Premier long-métrage de la cinéaste syrienne Gaya Jiji, Mon tissu préféré propose une plongée dans le quotidien d’une syrienne, au tout début de la guerre civile, en mars 2011. Mêlant images d’actualité de l’époque et fiction centrée sur les rêves et les tourments de sa principale protagoniste, le film explore avec tact la pénétration du politique dans l’intime.
Tourné à Istanbul l’an dernier, Mon tissu préféré, présenté dans la section Un certain regard de la sélection officielle, se déroule dans le Damas de mars 2011, comme si rien ne s’y était passé. Nahla, 25 ans, vit dans un appartement avec sa mère et ses deux sœurs, Myriam et Line. Des révoltes éclatent, les forces de l’ordre tirent à balles réelles sur les manifestants, on en parle à la radio et à la télévision, mais on pense que ce sera vite passé, même si la vie continue, il faut quand même se préparer à plier bagage.
Pour s’évader, Nahla met en scène ses histoires d’amour. Elle tente de fuir grâce à un mariage arrangé, qui ne l’arrangera finalement pas. Prise au piège à bien des endroits, elle s’en tire toujours avec la même malice qui force l’admiration. Film d’amour, film de guerre, la balance est difficile à faire. La lumière, la photographie, les aller-retours incessants entrecoupés d’images d’archives et de séquences tournées à la GoPro nous rappellent que rien n’est plus normal à présent.

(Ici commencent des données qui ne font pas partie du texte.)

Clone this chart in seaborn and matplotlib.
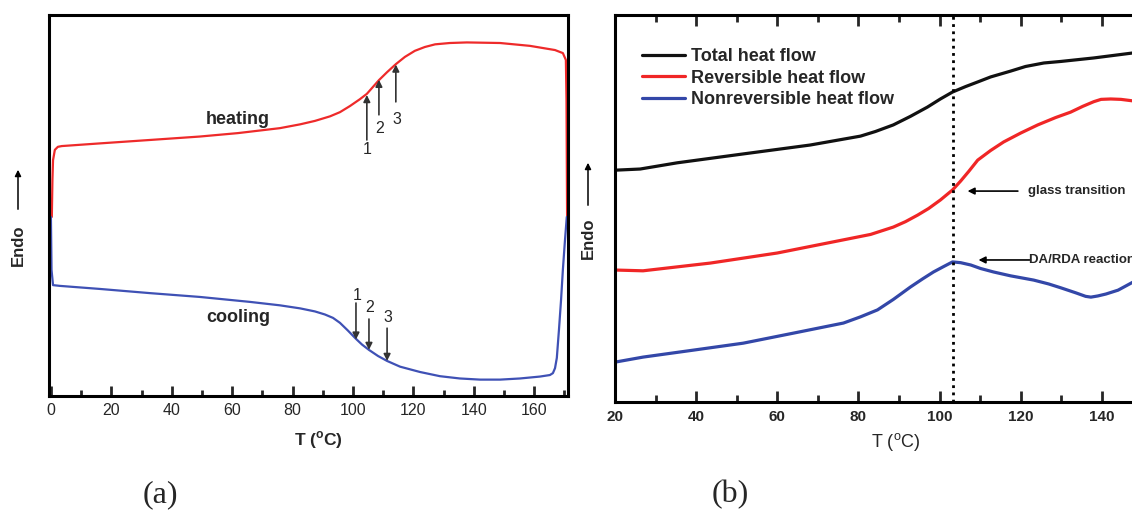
import matplotlib
matplotlib.use("Agg")
import matplotlib.pyplot as plt
import pandas as pd
import seaborn as sns
from matplotlib.ticker import MultipleLocator

# ---------------- Panel (a): DSC heating / cooling loop ----------------
heat_T = [0.3, 0.5, 0.7, 1.3, 2.3, 3.6, 16.2, 32.8, 49.3, 61.9, 75.8, 82.5, 87.4, 92.4,
          95.7, 99.0, 102.3, 104.6, 106.6, 108.6, 111.3, 114.2, 117.2, 120.5, 123.8,
          127.2, 132.1, 137.7, 148.7, 158.6, 166.9, 169.5, 170.5, 170.7, 170.9]
heat_y = [47.0, 56.7, 61.9, 64.6, 65.4, 65.6, 66.3, 67.2, 68.1, 69.0, 70.3, 71.3, 72.2, 73.4,
          74.5, 76.1, 77.9, 79.3, 81.1, 82.9, 85.0, 87.1, 89.0, 90.6, 91.6,
          92.3, 92.65, 92.8, 92.65, 91.9, 90.8, 90.0, 88.2, 77.7, 47.0]

cool_T = [170.8, 170.2, 169.5, 168.9, 168.2, 167.5, 166.9, 166.2, 165.2, 161.9, 155.3,
          148.7, 142.1, 135.4, 128.8, 122.2, 115.6, 111.3, 108.3, 105.3, 103.0, 101.0,
          98.3, 95.7, 93.4, 90.7, 87.4, 82.5, 75.8, 65.9, 49.3, 32.8, 16.2, 3.0, 0.7,
          0.2, 0.0]
cool_y = [47.0, 40.9, 33.1, 25.2, 17.3, 10.0, 7.3, 6.0, 5.5, 5.1, 4.6,
          4.3, 4.3, 4.6, 5.2, 6.3, 7.7, 9.2, 10.5, 12.1, 13.5, 15.0,
          17.2, 19.2, 20.5, 21.4, 22.2, 23.0, 23.8, 24.7, 26.0, 27.0, 28.1, 28.9, 29.1,
          33.1, 47.0]

a_xticks = [0, 20, 40, 60, 80, 100, 120, 140, 160]

# ---------------- Panel (b): modulated DSC signals ----------------
total_T = [20.0, 26.2, 35.3, 51.6, 68.1, 80.5, 84.2, 88.6, 92.8, 97.0, 100.2, 103.2,
           106.4, 109.4, 112.6, 117.5, 121.2, 125.7, 129.9, 138.0, 147.7, 152.0]
total_y = [59.9, 60.2, 61.8, 64.1, 66.4, 68.7, 69.9, 71.6, 73.8, 76.2, 78.3, 80.1,
           81.5, 82.7, 84.0, 85.5, 86.7, 87.6, 88.0, 88.9, 90.2, 90.8]

rev_T = [20.0, 26.9, 43.5, 60.0, 76.3, 83.0, 88.6, 91.6, 94.6, 97.3, 100.2, 103.2,
         105.2, 107.2, 109.4, 112.6, 115.8, 120.0, 124.2, 128.6, 132.3, 135.3, 138.0,
         139.8, 142.2, 144.7, 147.7, 152.0]
rev_y = [34.1, 33.9, 35.9, 38.5, 41.9, 43.3, 45.2, 46.6, 48.3, 50.0, 52.2, 54.8,
         57.1, 59.6, 62.5, 65.0, 67.2, 69.5, 71.6, 73.5, 74.9, 76.4, 77.6,
         78.2, 78.3, 78.2, 77.8, 77.0]

non_T = [20.0, 26.9, 39.3, 51.6, 64.0, 76.3, 80.5, 84.7, 88.6, 92.8, 95.8, 98.5, 101.0,
         103.2, 105.2, 107.7, 110.1, 113.3, 117.5, 123.2, 126.9, 129.9, 133.6, 136.0,
         137.3, 139.0, 141.0, 144.0, 147.7, 152.0]
non_y = [10.3, 11.6, 13.4, 15.2, 17.8, 20.4, 22.0, 23.8, 26.5, 29.7, 31.8, 33.6, 35.0,
         36.2, 36.0, 35.4, 34.5, 33.6, 32.6, 31.5, 30.5, 29.5, 28.2, 27.3,
         27.1, 27.4, 27.9, 28.9, 31.0, 33.5]

b_series = ["Total heat flow", "Reversible heat flow", "Nonreversible heat flow"]
b_xticks = [20, 40, 60, 80, 100, 120, 140]
tg_T = 103.2

# ---------------- data frames ----------------
df_a = pd.concat([
    pd.DataFrame({"T": heat_T, "y": heat_y, "run": "heating"}),
    pd.DataFrame({"T": cool_T, "y": cool_y, "run": "cooling"}),
], ignore_index=True)
df_b = pd.concat([
    pd.DataFrame({"T": total_T, "y": total_y, "series": b_series[0]}),
    pd.DataFrame({"T": rev_T, "y": rev_y, "series": b_series[1]}),
    pd.DataFrame({"T": non_T, "y": non_y, "series": b_series[2]}),
], ignore_index=True)

sns.set_style("white")
plt.rcParams["font.family"] = ["Liberation Sans", "DejaVu Sans"]
plt.rcParams["mathtext.fontset"] = "custom"
plt.rcParams["mathtext.rm"] = "Liberation Sans"
plt.rcParams["mathtext.bf"] = "Liberation Sans:bold"

W, H = 1132, 513
fig = plt.figure(figsize=(W / 100, H / 100), dpi=100)
fig.patch.set_facecolor("white")

axa = fig.add_axes([48.5 / W, 1 - 396 / H, 519.5 / W, 381 / H])
axb = fig.add_axes([615 / W, 1 - 402 / H, 568 / W, 387 / H])

# ---- panel a ----
sns.lineplot(data=df_a, x="T", y="y", hue="run", sort=False, estimator=None,
             palette={"heating": "#ee2a2a", "cooling": "#3f51b5"}, lw=1.6,
             legend=False, ax=axa)
axa.set_xlim(-0.8, 171.2)
axa.set_ylim(0, 100)
axa.set_xticks(a_xticks)
axa.xaxis.set_minor_locator(MultipleLocator(10))
axa.set_yticks([])
axa.set_ylabel("")
axa.set_xlabel(r"T ($^{\mathbf{o}}$C)", fontsize=12.5, fontweight="bold")
axa.xaxis.set_label_coords(0.52, -0.088)
axa.tick_params(axis="x", which="major", direction="in", length=7, width=2,
                labelsize=11.5, pad=5, bottom=True, top=False)
axa.tick_params(axis="x", which="minor", direction="in", length=4, width=2,
                bottom=True, top=False)
for s in axa.spines.values():
    s.set_linewidth(2.2)
    s.set_color("black")

axa.text(62, 72.5, "heating", fontsize=13, fontweight="bold", ha="center", va="center")
axa.text(62, 20.5, "cooling", fontsize=13, fontweight="bold", ha="center", va="center")

arr = dict(arrowstyle="-|>", color="#333333", lw=1.2, mutation_scale=10,
           shrinkA=0, shrinkB=0)
# heating arrows (pointing up)
for tip_T, tip_y, tail_y, lab_y, lab in [(104.6, 79.0, 67.2, 64.8, "1"),
                                         (108.6, 83.0, 73.8, 70.1, "2"),
                                         (114.2, 87.0, 77.2, 72.7, "3")]:
    axa.annotate("", xy=(tip_T, tip_y), xytext=(tip_T, tail_y), arrowprops=arr)
    axa.text(tip_T + 0.2, lab_y, lab, fontsize=11.5, ha="center", va="center")
# cooling arrows (pointing down)
for tip_T, tip_y, tail_y, lab_y, lab in [(101.0, 14.8, 24.4, 26.5, "1"),
                                         (105.3, 12.1, 20.2, 23.1, "2"),
                                         (111.3, 9.2, 17.8, 20.5, "3")]:
    axa.annotate("", xy=(tip_T, tip_y), xytext=(tip_T, tail_y), arrowprops=arr)
    axa.text(tip_T + 0.3, lab_y, lab, fontsize=11.5, ha="center", va="center")

# ---- panel b ----
sns.lineplot(data=df_b, x="T", y="y", hue="series", sort=False, estimator=None,
             palette={b_series[0]: "#111111", b_series[1]: "#f02626",
                      b_series[2]: "#3347a8"}, lw=2.3, ax=axb)
axb.axvline(tg_T, color="black", ls=(0, (1, 1.6)), lw=2)
axb.set_xlim(20, 160)
axb.set_ylim(0, 100)
axb.set_xticks(b_xticks)
axb.xaxis.set_minor_locator(MultipleLocator(10))
axb.set_yticks([])
axb.set_ylabel("")
axb.set_xlabel(r"T ($^{\mathrm{o}}$C)", fontsize=13)
axb.xaxis.set_label_coords(0.495, -0.075)
axb.tick_params(axis="x", which="major", direction="in", length=8, width=2,
                labelsize=11, pad=6, bottom=True, top=True)
axb.tick_params(axis="x", which="minor", direction="in", length=5, width=2,
                bottom=True, top=True)
for lab in axb.get_xticklabels():
    lab.set_fontweight("bold")
for s in axb.spines.values():
    s.set_linewidth(2.2)
    s.set_color("black")

leg = axb.legend(loc="upper left", bbox_to_anchor=(27 / 568, 0.915), frameon=False,
                 prop={"weight": "bold", "size": 13}, handlelength=2.4,
                 handletextpad=0.3, labelspacing=0.26, borderpad=0, borderaxespad=0)
for h in leg.get_lines():
    h.set_linewidth(2.3)

arrb = dict(arrowstyle="-|>", color="black", lw=1.2, mutation_scale=10,
            shrinkA=0, shrinkB=0)
axb.annotate("", xy=(106.9, 54.5), xytext=(119.3, 54.5), arrowprops=arrb)
axb.text(121.7, 54.5, "glass transition", fontsize=9.5, fontweight="bold",
         ha="left", va="center")
axb.annotate("", xy=(109.6, 36.7), xytext=(122.2, 36.7), arrowprops=arrb)
axb.text(122.0, 36.7, "DA/RDA reaction", fontsize=9.5, fontweight="bold",
         ha="left", va="center")

# ---- y labels "Endo" with arrows ----
for xc, yc, a0, a1 in [(18, 245, 212, 167), (588, 238, 208, 160)]:
    fig.text(xc / W, 1 - yc / H, "Endo", rotation=90, fontsize=12, fontweight="bold",
             ha="center", va="center")
    fig.add_artist(matplotlib.patches.FancyArrowPatch(
        (xc / W, 1 - a0 / H), (xc / W, 1 - a1 / H), transform=fig.transFigure,
        arrowstyle="-|>", mutation_scale=9, lw=1.1, color="black"))

# ---- captions ----
fig.text(160 / W, 1 - 495 / H, "(a)", fontsize=23, family="Liberation Serif",
         ha="center", va="center")
fig.text(730 / W, 1 - 495 / H, "(b)", fontsize=23, family="Liberation Serif",
         ha="center", va="center")

fig.savefig("out.png", dpi=100, facecolor="white")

Le jeu magistral de l’actrice Manal Issa emporte tout. Nahla, éprise de liberté, se retrouve être le miroir de la situation de son pays. A chaque instant, la frontière entre la fiction et l’autobiographie semble se brouiller et cette question revient sans cesse. Le bruit des bombes, la voix du dictateur syrien, les doutes de la population se mêlent parfaitement et subtilement à ce récit inédit. On regrette parfois la multiplication des histoires parallèles qui nous perdent, mais c’est pour mieux venir nous rechercher. Le sentiment intense d’avoir appris quelque chose, d’avoir compris quelque chose, comme la solution d’une équation difficile, emporte tout.